## Stored data

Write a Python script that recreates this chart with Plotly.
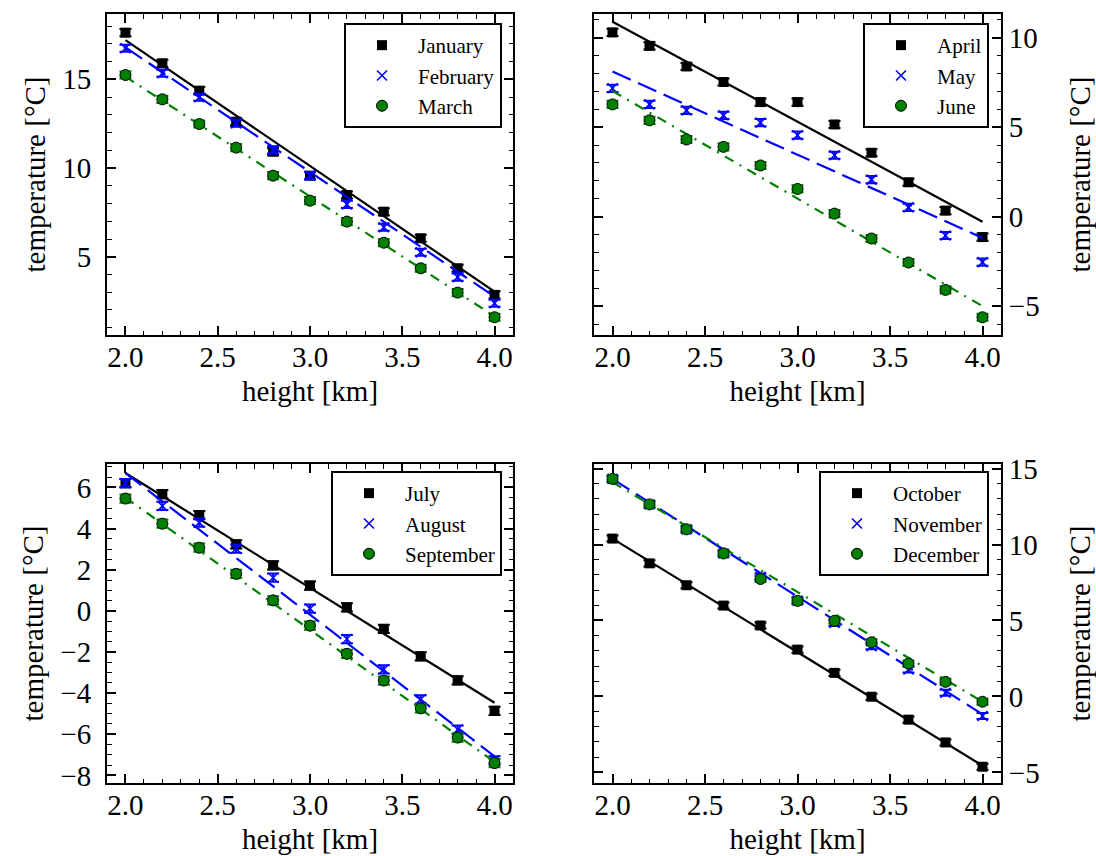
import plotly.graph_objects as go

# ---------------- data ----------------
heights = [2.0, 2.2, 2.4, 2.6, 2.8, 3.0, 3.2, 3.4, 3.6, 3.8, 4.0]
fit_x = [2.0, 4.0]
errors = [0.2, 0.2, 0.2, 0.2, 0.2, 0.2, 0.2, 0.2, 0.2, 0.2, 0.2]

january = [17.63, 15.90, 14.36, 12.61, 10.92, 9.57, 8.48, 7.54, 6.04, 4.35, 2.85]
february = [16.75, 15.34, 13.99, 12.52, 11.02, 9.57, 7.95, 6.66, 5.25, 3.85, 2.38]
march = [15.24, 13.87, 12.48, 11.15, 9.57, 8.16, 6.98, 5.79, 4.35, 2.98, 1.59]

april = [10.29, 9.54, 8.39, 7.52, 6.40, 6.40, 5.15, 3.57, 1.92, 0.34, -1.14]
may = [7.17, 6.27, 5.94, 5.66, 5.25, 4.55, 3.43, 2.07, 0.52, -1.05, -2.54]
june = [6.27, 5.38, 4.31, 3.90, 2.86, 1.55, 0.17, -1.22, -2.56, -4.09, -5.62]

july = [6.21, 5.67, 4.65, 3.23, 2.21, 1.23, 0.17, -0.88, -2.21, -3.38, -4.86]
august = [6.21, 5.10, 4.29, 3.02, 1.61, 0.11, -1.37, -2.84, -4.30, -5.77, -7.27]
september = [5.46, 4.24, 3.07, 1.80, 0.51, -0.72, -2.09, -3.39, -4.74, -6.16, -7.40]

october = [10.39, 8.76, 7.32, 5.98, 4.67, 3.08, 1.55, -0.02, -1.53, -3.03, -4.63]
november = [14.32, 12.64, 11.00, 9.41, 7.88, 6.31, 4.83, 3.30, 1.77, 0.24, -1.29]
december = [14.32, 12.64, 11.00, 9.41, 7.73, 6.29, 4.98, 3.56, 2.16, 0.96, -0.35]

# fitted lines (value at 2.0 km and 4.0 km)
jan_fit = [17.21, 3.03]
feb_fit = [16.80, 2.75]
mar_fit = [15.15, 1.64]
apr_fit = [10.89, -0.28]
may_fit = [8.11, -1.19]
jun_fit = [7.02, -5.00]
jul_fit = [6.70, -4.47]
aug_fit = [6.70, -7.07]
sep_fit = [5.51, -7.35]
oct_fit = [10.39, -4.56]
nov_fit = [14.32, -1.18]
dec_fit = [14.10, -0.35]

month_names = ["January", "February", "March", "April", "May", "June",
               "July", "August", "September", "October", "November", "December"]

# ---------------- styling ----------------
FONT = "Liberation Serif, Times New Roman, Times, serif"
BLACK = "#000000"
BLUE = "#0000ff"
GREEN = "#008000"

styles = [
    dict(color=BLACK, symbol="square", size=10, line=dict(width=0), dash="solid"),
    dict(color=BLUE, symbol="x-thin", size=10, line=dict(width=1.6, color=BLUE), dash="20px,8px"),
    dict(color=GREEN, symbol="circle", size=11, line=dict(width=1, color=BLACK), dash="10px,7px,2px,7px"),
]

panels = [
    [(january, jan_fit), (february, feb_fit), (march, mar_fit)],
    [(april, apr_fit), (may, may_fit), (june, jun_fit)],
    [(july, jul_fit), (august, aug_fit), (september, sep_fit)],
    [(october, oct_fit), (november, nov_fit), (december, dec_fit)],
]

fig = go.Figure()

for p, series in enumerate(panels):
    xa = "x" if p == 0 else f"x{p + 1}"
    ya = "y" if p == 0 else f"y{p + 1}"
    lg = "legend" if p == 0 else f"legend{p + 1}"
    for s, (vals, fit) in enumerate(series):
        st = styles[s]
        name = month_names[p * 3 + s]
        fig.add_trace(go.Scatter(
            x=fit_x, y=fit, mode="lines", xaxis=xa, yaxis=ya,
            line=dict(color=st["color"], width=2.2, dash=st["dash"]),
            showlegend=False, hoverinfo="skip"))
        fig.add_trace(go.Scatter(
            x=heights, y=vals, mode="markers", name=name, xaxis=xa, yaxis=ya,
            legend=lg,
            marker=dict(color=st["color"], symbol=st["symbol"], size=st["size"],
                        line=st["line"]),
            error_y=dict(type="data", array=errors, visible=True,
                         color=st["color"], thickness=2, width=6)))

W, H = 1096, 856
col_x = [(107 / W, 513 / W), (594 / W, 1001 / W)]
row_y = [((856 - 335) / H, (856 - 14) / H), ((856 - 783) / H, (856 - 464) / H)]

yranges = [[0.59, 18.68], [-6.61, 11.32], [-8.37, 7.14], [-5.7, 15.3]]
ydticks = [5, 5, 2, 5]
yminor = [1, 1, 0.5, 1]

tickfont = dict(family=FONT, size=29, color=BLACK)
titlefont = dict(family=FONT, size=29, color=BLACK)

layout = dict(
    width=W, height=H, margin=dict(l=0, r=0, t=0, b=0),
    paper_bgcolor="white", plot_bgcolor="white",
    font=dict(family=FONT, color=BLACK),
)

for p in range(4):
    row, col = divmod(p, 2)
    xk = "xaxis" if p == 0 else f"xaxis{p + 1}"
    yk = "yaxis" if p == 0 else f"yaxis{p + 1}"
    ya = "y" if p == 0 else f"y{p + 1}"
    xa = "x" if p == 0 else f"x{p + 1}"
    layout[xk] = dict(
        domain=list(col_x[col]), anchor=ya, range=[1.9, 4.1],
        tick0=2.0, dtick=0.5, tickformat=".1f", automargin=False,
        ticks="inside", ticklen=9, tickwidth=1.5, tickcolor=BLACK,
        minor=dict(ticks="inside", dtick=0.1, ticklen=4.5, tickwidth=1.2, tickcolor=BLACK),
        showline=True, linewidth=2, linecolor=BLACK, mirror="allticks",
        showgrid=False, zeroline=False, tickfont=tickfont,
        ticklabelstandoff=-5,
        title=dict(text="height [km]", font=titlefont, standoff=9),
    )
    layout[yk] = dict(
        domain=list(row_y[row]), anchor=xa, range=yranges[p],
        tick0=0, dtick=ydticks[p], side="left" if col == 0 else "right",
        automargin=False,
        ticks="inside", ticklen=9, tickwidth=1.5, tickcolor=BLACK,
        minor=dict(ticks="inside", dtick=yminor[p], ticklen=4.5, tickwidth=1.2, tickcolor=BLACK),
        showline=True, linewidth=2, linecolor=BLACK, mirror="allticks",
        showgrid=False, zeroline=False, tickfont=tickfont,
        ticklabelstandoff=8 if col == 0 else 0,
        title=dict(text="temperature [°C]", font=titlefont,
                   standoff=8 if col == 0 else 31),
    )

leg_pos = [(502 / W, (856 - 23) / H), (989 / W, (856 - 23) / H),
           (502 / W, (856 - 471) / H), (989 / W, (856 - 471) / H)]
for p in range(4):
    lk = "legend" if p == 0 else f"legend{p + 1}"
    layout[lk] = dict(
        x=leg_pos[p][0], y=leg_pos[p][1], xanchor="right", yanchor="top",
        xref="paper", yref="paper",
        bgcolor="white", bordercolor=BLACK, borderwidth=2,
        font=dict(family=FONT, size=21, color=BLACK),
        itemwidth=62, tracegroupgap=0,
    )

fig.update_layout(**layout)
fig.write_html(
    "out.html",
    config={"displayModeBar": False},
    post_script="document.body.style.margin='0';document.body.style.overflow='hidden';",
)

## Exercise task
Without the pictures, return the listing above from its first line through the line that has "-2.56, -4.09, -5.62]".

## Written solution
Write a Python script that recreates this chart with Plotly.
import plotly.graph_objects as go

# ---------------- data ----------------
heights = [2.0, 2.2, 2.4, 2.6, 2.8, 3.0, 3.2, 3.4, 3.6, 3.8, 4.0]
fit_x = [2.0, 4.0]
errors = [0.2, 0.2, 0.2, 0.2, 0.2, 0.2, 0.2, 0.2, 0.2, 0.2, 0.2]

january = [17.63, 15.90, 14.36, 12.61, 10.92, 9.57, 8.48, 7.54, 6.04, 4.35, 2.85]
february = [16.75, 15.34, 13.99, 12.52, 11.02, 9.57, 7.95, 6.66, 5.25, 3.85, 2.38]
march = [15.24, 13.87, 12.48, 11.15, 9.57, 8.16, 6.98, 5.79, 4.35, 2.98, 1.59]

april = [10.29, 9.54, 8.39, 7.52, 6.40, 6.40, 5.15, 3.57, 1.92, 0.34, -1.14]
may = [7.17, 6.27, 5.94, 5.66, 5.25, 4.55, 3.43, 2.07, 0.52, -1.05, -2.54]
june = [6.27, 5.38, 4.31, 3.90, 2.86, 1.55, 0.17, -1.22, -2.56, -4.09, -5.62]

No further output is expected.